Geschlechtsangleichende Hormontherapie: Auswirkungen auf Pharmakokinetik und Krebstherapie

Eine geschlechtsangleichende Hormontherapie beeinflusst viele physiologische Faktoren, die eine entscheidende Rolle für die Pharmakokinetik und Dosierung von Medikamenten spielen. Bildquelle: Carollo et al., 2025

Transgender-Personen weisen unter einer geschlechtsangleichenden Hormontherapie eine veränderte Pharmakokinetik auf. Besonders im onkologischen Kontext sollten deshalb wichtige Faktoren beachtet und individuelle Entscheidungen getroffen werden.

Die geschlechtsangleichende Hormontherapie (GAHT) ist ein elementarer Bestandteil der Versorgung von Transgender-Patienten und -Patientinnen. Sie induziert tiefgreifende physiologische Veränderungen, die sich nicht nur in äußerlichen Merkmalen widerspiegeln. Neueste Studienergebnisse aus Australien zeigen beispielsweise, dass sich auch die Proteinexpression während einer GAHT maßgeblich ändert und der Geschlechtsidentität anpasst. Diese Daten legen nahe, dass sich somit auch die Risiken für bestimmte Erkrankungen ändern, die klassischerweise mit Männern oder Frauen assoziiert sind.

Darüber hinaus unterstützen die Ergebnisse die Annahme, dass durch eine GAHT auch die Pharmakokinetik von Transpersonen erheblich beeinflusst wird. Das wiederum könnte Auswirkungen auf die Dosierung von Medikamenten haben. Mit einem narrativen Review möchten Wissenschaftler aus Italien deshalb auf aktuelle Erkenntnisse und potenzielle Wissenslücken aufmerksam machen. Ein besonderes Augenmerk setzen die Autoren hierbei auf Nierenfunktionsparameter, Biomarker und Herausforderungen im Kontext von Krebserkrankungen.

Sexualhormone beeinflussen die Nierenphysiologie

Bisherigen Studien zufolge, verändert die GAHT die Körperzusammensetzung, die Muskelmasse und den Serumkreatinin-Spiegel. Das kann zu Schwankungen der Standardberechnungen der Kreatinin-Clearance (CrCl) und der geschätzten glomerulären Filtrationsrate (eGFR) führen. Auf diesen Parametern basierende, standardisierte Dosierungsformeln sind für Transgender-Populationen bislang nicht validiert. Nach Ansicht der Autoren sollten die Schätzungen auf Grundlage der Geschlechtsidentität erfolgen, die Ergebnisse jedoch mit Vorsicht interpretiert und individuell beurteilt werden.

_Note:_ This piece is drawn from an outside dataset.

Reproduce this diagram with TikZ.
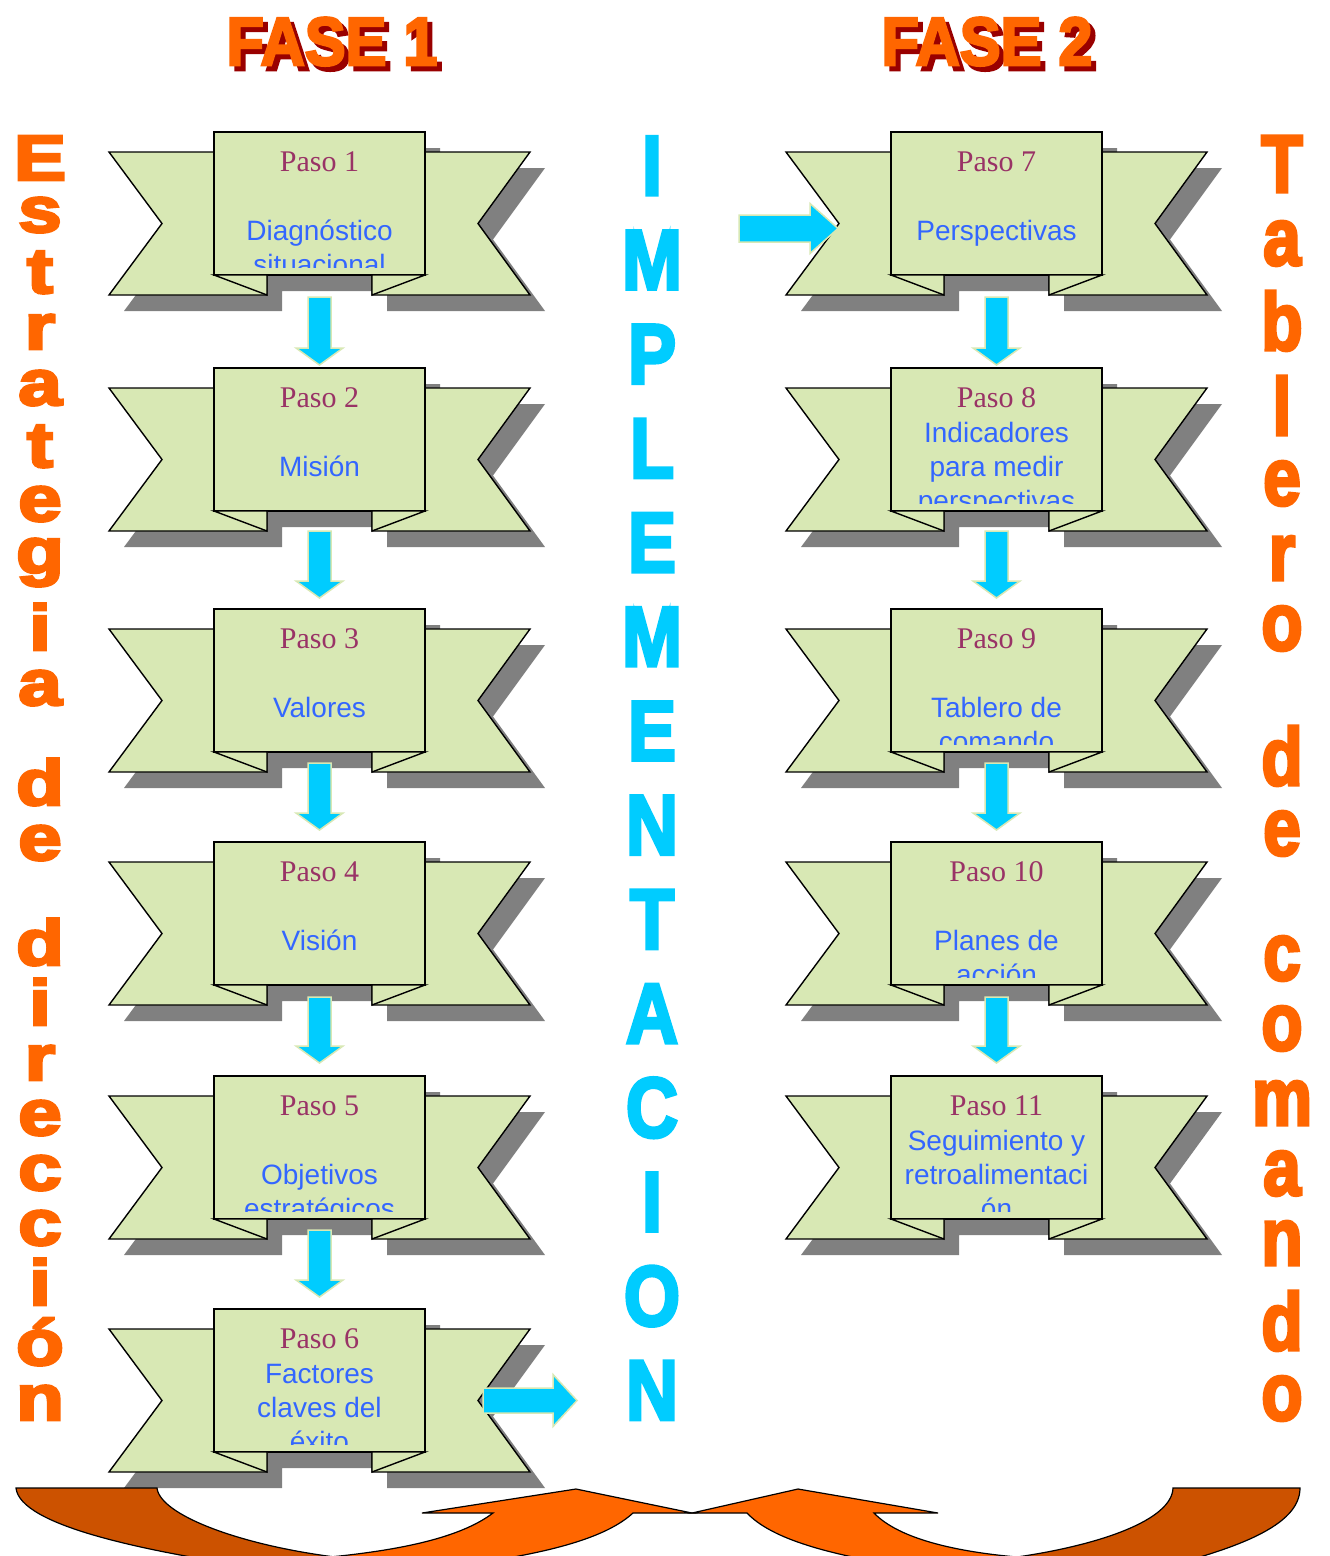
\documentclass[tikz,border=0pt]{standalone}
\usepackage{fontspec}
\usepackage{graphicx}
\usetikzlibrary{calc}
\setmainfont{Liberation Serif}
\newfontfamily\armfont{Liberation Sans}
\newfontfamily\heavyfont{Liberation Sans}[BoldFeatures={FakeBold=4}]

\definecolor{ribbongreen}{RGB}{216,232,180}
\definecolor{shadowgray}{RGB}{128,128,128}
\definecolor{arrowcyan}{RGB}{0,204,255}
\definecolor{pasored}{RGB}{153,51,102}
\definecolor{bodyblue}{RGB}{51,102,255}
\definecolor{bandorange}{RGB}{255,102,0}
\definecolor{banddark}{RGB}{204,82,0}
\definecolor{titleshadow}{RGB}{153,0,0}

\tikzset{
  ribbonpart/.style={fill=ribbongreen, draw=black, line width=1.4pt, line join=miter},
  ribbonshadow/.style={fill=shadowgray},
  stepbox/.style={rectangle, fill=ribbongreen, draw=black, line width=1.4pt,
    minimum width=211pt, minimum height=143pt, inner sep=0pt, outer sep=0pt},
  pasotext/.style={anchor=base, inner sep=0pt, text=pasored,
    font=\fontsize{30}{30}\selectfont},
  bodytext/.style={anchor=base, inner sep=0pt, text=bodyblue,
    font=\armfont\fontsize{28}{28}\selectfont},
  flowarrow/.style={fill=arrowcyan, draw=ribbongreen, line width=1.5pt, line join=miter},
  uturn/.style={draw=black, line width=1.2pt, line join=miter},
  titletext/.style={anchor=base, inner sep=0pt,
    font=\heavyfont\bfseries\fontsize{68}{68}\selectfont},
  leftletter/.style={anchor=base, inner sep=0pt, text=bandorange,
    font=\heavyfont\bfseries\fontsize{60}{60}\selectfont},
  rightletter/.style={anchor=base, inner sep=0pt, text=bandorange,
    font=\heavyfont\bfseries\fontsize{72}{72}\selectfont},
  midletter/.style={anchor=base, inner sep=0pt, text=arrowcyan,
    font=\heavyfont\bfseries\fontsize{85}{85}\selectfont},
}

% heading with a dark drop shadow set behind it
\newcommand\shadowtitle[1]{%
  \rlap{\hspace{5pt}\raisebox{-5pt}{\textcolor{titleshadow}{\scalebox{0.9}[1]{#1}}}}%
  \textcolor{bandorange}{\scalebox{0.9}[1]{#1}}}

% ribbon banner: #1 name, #2,#3 top-left of the central panel, #4-#7 text lines
\newcommand\ribbonstep[7]{%
  \begin{scope}[shift={(#2,#3)}]
    \fill[ribbonshadow, shift={(15,16)}] (-105,20) -- (0,20) -- (0,0) -- (211,0) -- (211,20)
      -- (316,20) -- (264,91.5) -- (316,163) -- (158,163) -- (158,143) -- (53,143)
      -- (53,163) -- (-105,163) -- (-52,91.5) -- cycle;
    \filldraw[ribbonpart] (53,20) -- (-105,20) -- (-52,91.5) -- (-105,163) -- (53,163) -- cycle;
    \filldraw[ribbonpart] (158,20) -- (316,20) -- (264,91.5) -- (316,163) -- (158,163) -- cycle;
    \node[stepbox, anchor=north west] (#1) at (0,0) {};
    \filldraw[ribbonpart] (0,143) -- (53,163) -- (53,143) -- cycle;
    \filldraw[ribbonpart] (211,143) -- (158,163) -- (158,143) -- cycle;
    \begin{scope}
      \clip (0,0) rectangle (211,135);
      \node[pasotext] (#1-a) at (105.5,39) {#4};
      \node[bodytext] (#1-b) at (105.5,74) {#5};
      \node[bodytext] (#1-c) at (105.5,108) {#6};
      \node[bodytext] (#1-d) at (105.5,142) {#7};
    \end{scope}
  \end{scope}}

% downward block arrow from panel #1 to panel #2 (#3 gap below, #4 gap above)
\newcommand\vlink[4]{%
  \filldraw[flowarrow] let \p1=(#1.south), \p2=(#2.north) in
    (\x1-11.5pt,\y1-#3pt) -- (\x1+11.5pt,\y1-#3pt) -- (\x1+11.5pt,\y2+#4pt+17pt)
    -- (\x1+23.5pt,\y2+#4pt+17pt) -- (\x1,\y2+#4pt) -- (\x1-23.5pt,\y2+#4pt+17pt)
    -- (\x1-11.5pt,\y2+#4pt+17pt) -- cycle;}

% rightward block arrow: #1 tail, #2 tip, #3 shaft half width, #4 head half width, #5 head length
\newcommand\hlink[5]{%
  \filldraw[flowarrow] let \p1=(#1), \p2=(#2) in
    (\x1,\y1+#3pt) -- (\x2-#5pt,\y1+#3pt) -- (\x2-#5pt,\y1+#4pt) -- (\x2,\y1)
    -- (\x2-#5pt,\y1-#4pt) -- (\x2-#5pt,\y1-#3pt) -- (\x1,\y1-#3pt) -- cycle;}

\begin{document}
\begin{tikzpicture}[x=1pt,y=-1pt]
  \path[use as bounding box] (0,0) rectangle (1330,1556);
  \clip (0,0) rectangle (1330,1556);
  \fill[white] (0,0) rectangle (1330,1556);

  % phase titles
  \node[titletext] (fase1) at (332,65) {\shadowtitle{FASE 1}};
  \node[titletext] (fase2) at (987,65) {\shadowtitle{FASE 2}};

  % vertical captions, one letter per line
  \foreach \ch/\yy [count=\i] in {E/180,s/232,t/293,r/349,a/405,t/467,e/521,g/573,
      i/650,a/705,d/805,e/860,d/965,i/1025,r/1080,e/1135,c/1190,c/1245,i/1305,ó/1365,n/1420}
    \node[leftletter] (izq-\i) at (40,\yy) {\scalebox{1.3}[1.07]{\ch}};
  \foreach \ch [count=\i from 0] in {I,M,P,L,E,M,E,N,T,A,C,I,O,N}
    \node[midletter] (mid-\i) at (652,195+\i*94.2) {\scalebox{0.85}[1]{\ch}};
  \foreach \ch/\yy [count=\i] in {T/192,a/265,b/350,l/435,e/505,r/580,o/650,d/785,e/855,
      c/980,o/1050,m/1125,a/1195,n/1265,d/1350,o/1420}
    \node[rightletter] (der-\i) at (1282,\yy) {\scalebox{0.94}[1.13]{\ch}};

  % phase 1 banners
  \ribbonstep{p1}{214}{132}{Paso 1}{}{Diagnóstico}{situacional}
  \ribbonstep{p2}{214}{368}{Paso 2}{}{Misión}{}
  \ribbonstep{p3}{214}{609}{Paso 3}{}{Valores}{}
  \ribbonstep{p4}{214}{842}{Paso 4}{}{Visión}{}
  \ribbonstep{p5}{214}{1076}{Paso 5}{}{Objetivos}{estratégicos}
  \ribbonstep{p6}{214}{1309}{Paso 6}{Factores}{claves del}{éxito}

  % phase 2 banners
  \ribbonstep{p7}{891}{132}{Paso 7}{}{Perspectivas}{}
  \ribbonstep{p8}{891}{368}{Paso 8}{Indicadores}{para medir}{perspectivas}
  \ribbonstep{p9}{891}{609}{Paso 9}{}{Tablero de}{comando}
  \ribbonstep{p10}{891}{842}{Paso 10}{}{Planes de}{acción}
  \ribbonstep{p11}{891}{1076}{Paso 11}{Seguimiento y}{retroalimentaci}{ón}

  % step-to-step arrows
  \vlink{p1}{p2}{22}{3}
  \vlink{p2}{p3}{20}{11}
  \vlink{p3}{p4}{11}{12}
  \vlink{p4}{p5}{12}{13}
  \vlink{p5}{p6}{11}{12}
  \vlink{p7}{p8}{22}{3}
  \vlink{p8}{p9}{20}{11}
  \vlink{p9}{p10}{11}{12}
  \vlink{p10}{p11}{12}{13}

  % arrows into and out of the implementation column
  \coordinate (h1s) at (739,228.5);
  \coordinate (h1e) at (838,228.5);
  \hlink{h1s}{h1e}{13.5}{25}{28}
  \coordinate (h2s) at (483,1400.5);
  \coordinate (h2e) at (577,1400.5);
  \hlink{h2s}{h2e}{12.5}{26}{24}

  % curved up arrows along the bottom
  \filldraw[uturn, fill=banddark] (16,1488) -- (157,1488)
    .. controls (160,1515) and (240,1545) .. (335,1557) -- (335,1575) -- (310,1575)
    .. controls (140,1553) and (20,1525) .. (16,1488) -- cycle;
  \filldraw[uturn, fill=bandorange] (330,1557)
    .. controls (400,1550) and (460,1538) .. (493,1513) -- (422,1513) -- (576,1489)
    -- (692,1513) -- (633,1513)
    .. controls (595,1548) and (500,1562) .. (380,1575) -- (330,1575) -- cycle;
  \filldraw[uturn, fill=banddark] (1300,1488) -- (1173,1488)
    .. controls (1172,1520) and (1100,1545) .. (1017,1557) -- (1017,1575) -- (1130,1575)
    .. controls (1240,1550) and (1300,1525) .. (1300,1488) -- cycle;
  \filldraw[uturn, fill=bandorange] (1017,1557)
    .. controls (960,1552) and (900,1540) .. (874,1513) -- (938,1513) -- (798,1489)
    -- (692,1513) -- (747,1513)
    .. controls (780,1548) and (870,1562) .. (960,1575) -- (1017,1575) -- cycle;
\end{tikzpicture}
\end{document}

Aus aktuelleren Studien geht hervor, dass eine mögliche Lösung in neuartigen Biomarkern wie Cystatin C liegt. Sie erlauben eine Beurteilung der Nierenfunktion, die weniger abhängig vom Körpergewicht ist – was vor allem bei Transgender-Patient:innen ein Vorteil sein könnte. Allerdings sollten auch die direkten Effekte exogener Hormone auf die Nierenphysiologie angemessen mit einbezogen werden, wenn es um die Genauigkeit von Dosierungsalgorithmen unter GAHT geht.

Besondere Herausforderungen in der Onkologie

Die richtige Dosierung von Medikament ist in der Onkologie besonders relevant. Eine falsche Einschätzung der entsprechenden Parameter kann demnach zu einer Unter- oder Überdosierung von antineoplastischen Arzneimitteln führen. Das gilt insbesondere für renal eliminierte Medikamente oder solche, die einen engen therapeutischen Index aufweisen.

Neben den Auswirkungen der GAHT auf die Nierenphysiologie, könnte es außerdem Unterschiede geben, je nachdem auf welchem zellulären Wirkmechanismus das Medikament beruht. Sexualhormone beeinflussen die intrazelluläre Aktivierung und/oder den Transport in Zielzellen unterschiedlich. Und auch die Art der Anwendung der GAHT (oral oder transdermal) spielt bei manchen Szenarien eine Rolle. Eine besondere Herausforderung liege in der Behandlung von Transgender-Patient:innen mit hormonabhängigen Neoplasien, so die Autoren. Der Fortschritt der personalisierten Medizin spiele deshalb für Transgender-Patient:innen eine entscheidende Rolle.